Governor Andrew Cuomo and Attorney General Eric Schneiderman hate each other. “The two men are like oil and water,” one of a slew of anonymous sources tells the Times. "And lately fire seems to have been added." The animus between these powerful men is wasting taxpayer time and money, but at least it's produced some titillating tidbits: "Gov. Andrew M. Cuomo has asked people if they think Eric T. Schneiderman, the attorney general of New York State, wears eyeliner."
Eyeliner, because, who wears that? GIRLS?
Mr. Cuomo, 56, and Mr. Schneiderman, 59, are cut from decidedly different cloth. Mr. Schneiderman is a liberal product of the Upper West Side of Manhattan who is devoted to yoga. Mr. Cuomo, bred in Queens and apprenticed by a three-term governor, is a workaholic given to tinkering with muscle cars.
Alright, alright, we get it: Schneiderman is a Mozart-loving ficus tree who photosynthesizes Ezra Pound anthologies and almond croissants, while Cuomo is a sweat-drenched horse neck who eats calzones with a trident made of Corvette gearshifts.

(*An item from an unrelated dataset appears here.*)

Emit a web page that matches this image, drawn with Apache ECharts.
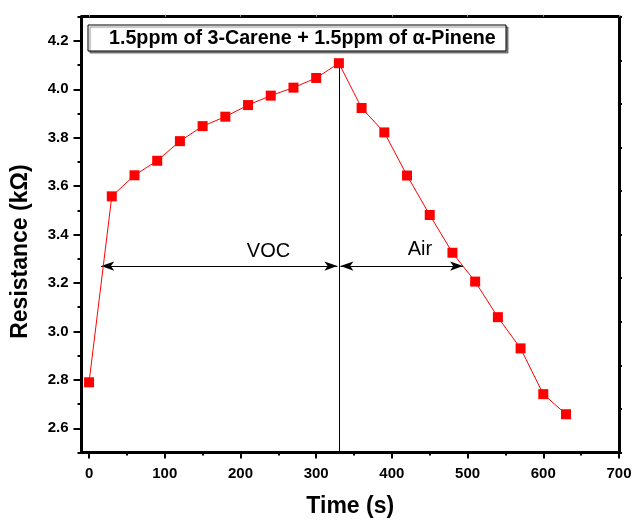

The public servants are "girding" for a battle over a $613 million chunk of the settlement the state got from JPMorgan Chase. Schneiderman set up the settlement so that he could use the money to stem the foreclosure crisis in the state and continue to fight big banks. Cuomo wants to use the money for whatever Cuomo wants to use the money for, OK tough guy?
While Schneiderman has won the state hundreds of millions of dollars in pursuing litigation against the inadequately unregulated financial industry, he also made JPMorgan's settlement tax-deductible, costing us money.
Not satisfied with how his former office is being run, Cuomo basically created an agency to do all the things the AG is supposed to do, but Cuomo's Way.
Not long after they both took office, the governor set up a new agency, the Department of Financial Services, that conspicuously overlaps the duties of the attorney general in its pursuit of financial wrongdoing, and installing a loyal and aggressive Cuomo lieutenant to lead it.
Presumably, Cuomo's Department of Spite is also costing us money.
But back to the important stuff:
If the interest of Mr. Cuomo and his team has strayed into chatter about whether the attorney general’s eyes show signs of cosmetic intervention, Mr. Schneiderman has a simple, though little-known, explanation: People told of his condition say he has glaucoma, for which he takes a medication whose published side effects include increased eyelash “thickness” and “darkness.”
In light of this, Cuomo might feel bad for Schneiderman if the governor wasn't, in the words of his libidinous rival, "the dirtiest, nastiest political player out there."